Tue Jun 3 13:35:42 EDT 2008

On Jun 2, 11:08 pm, Raymond Hettinger <pyt... at rcn.com> wrote:
>
> If the inputs were not sorted, then I don't think you have a precise
> idea of what it means to merge them while preserving order.   For
> example if the inputs are XYZPDQ and bYlmPz, then what does a merged
> sequence look like once the Y and P duplicates are removed? Is it
> XZPDQblmz or some intermix of the two like XbZlPmDzQ?  If it is the
> first of those, then the answer is simple:
>

I was looking at Bram Cohen's description of his diff algorithm,
implemented in Bazaar:
http://bramcohen.livejournal.com/37690.html
"Instead of doing a longest common subsequence on everything, it does
a longest common subsequence on lines which occur exactly once on both
sides, then recurses between lines which got matched on that pass."

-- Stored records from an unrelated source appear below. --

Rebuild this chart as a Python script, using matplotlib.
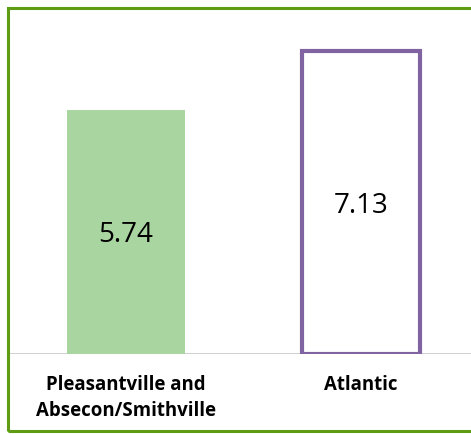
import matplotlib
matplotlib.use("Agg")
import matplotlib.pyplot as plt
from matplotlib.patches import Rectangle

categories = ["Pleasantville and\nAbsecon/Smithville", "Atlantic"]
values = [5.74, 7.13]
value_labels = ["5.74", "7.13"]

W, H = 471, 434
fig = plt.figure(figsize=(W / 100, H / 100), dpi=100)

# axes runs off the right edge, like the source crop
ax = fig.add_axes([8 / W, 80 / H, 471 / W, 340 / H])
x = range(len(categories))
ax.bar(x[0], values[0], width=0.5, color="#a9d5a0", edgecolor="none")
ax.bar(x[1], values[1], width=0.5, color="white", edgecolor="#8064a2", linewidth=3)
ax.set_xlim(-0.5, 1.5)
ax.set_ylim(0, 8)
ax.axhline(0, color="#c8c8c8", lw=1.2, zorder=0)
for s in ax.spines.values():
    s.set_visible(False)
ax.set_yticks([])
ax.set_xticks(list(x))
ax.set_xticklabels(categories, fontsize=13.4, fontweight="bold", family="Open Sans",
                   linespacing=1.4)
ax.tick_params(axis="x", length=0, pad=15)

# value labels: baseline half a cap height below the bar middle
for xi, v, lab in zip(x, values, value_labels):
    ax.annotate(lab, (xi, v / 2), xytext=(0, -7.5), textcoords="offset points",
                ha="center", va="baseline", fontsize=20, family="Open Sans")

border = Rectangle((7.5 / W, 3 / H), 2, (H - 11) / H, transform=fig.transFigure,
                   fill=False, edgecolor="#5f9c14", linewidth=2.2)
fig.patches.append(border)

fig.savefig("out.png", dpi=100)
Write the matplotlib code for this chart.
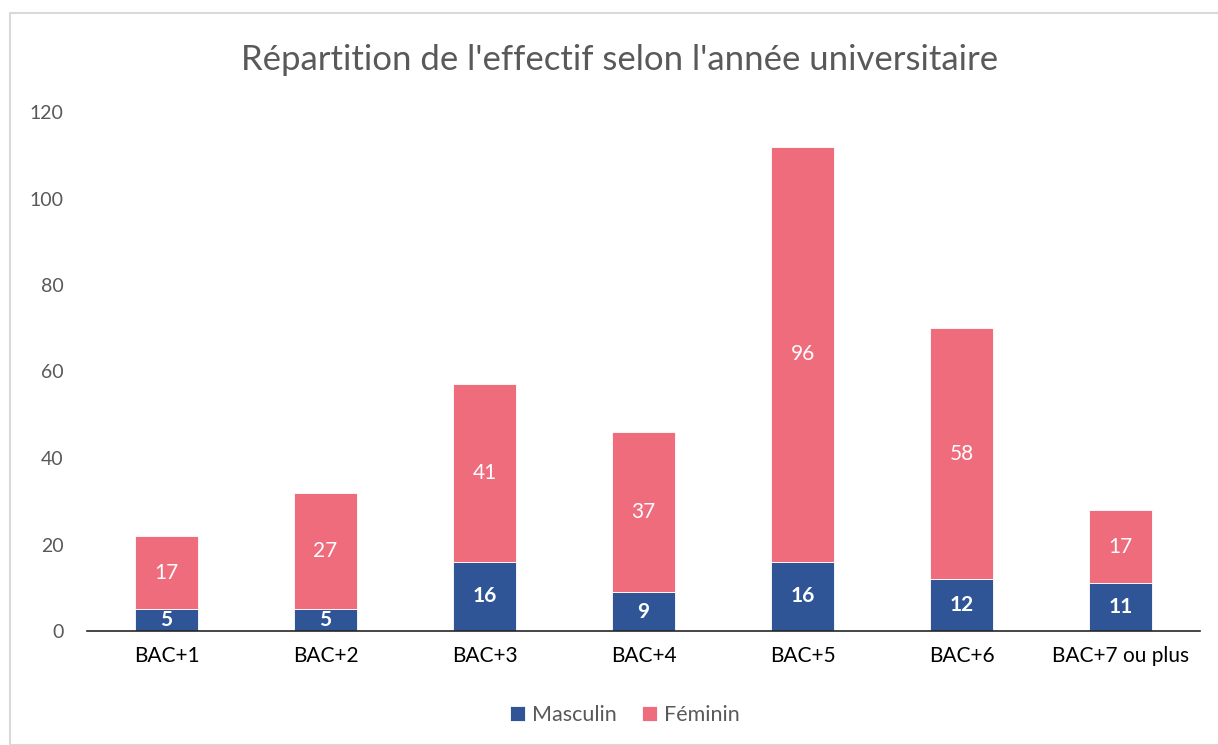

So, if sources looks like:
[list("XYZPDQ"), list("bYlmPz")]

Then the proper merge would use Y and P as the delimiters, putting X
and b before Y; Z, l and m before P; and D, Q and z after P -- like
your second example (but keeping an instance of Y). Right? Leaving us
with the context-dependent issue of ordering between the delimiters,
probably depending on which list is used as the reference initially.
So, if the reference list's elements go first, the result would be
XbYZlmPDQz. If the elements from later sources go after the last
common element (my first approach), it's bXYlmZPzDQ.

However, in the cold light of morning it looks like that was the wrong
approach -- it makes sense to treat any data that doesn't occur in the
reference list as semi-obsolete and append it instead -- so I think
I'll use your much simpler algorithm. Thanks!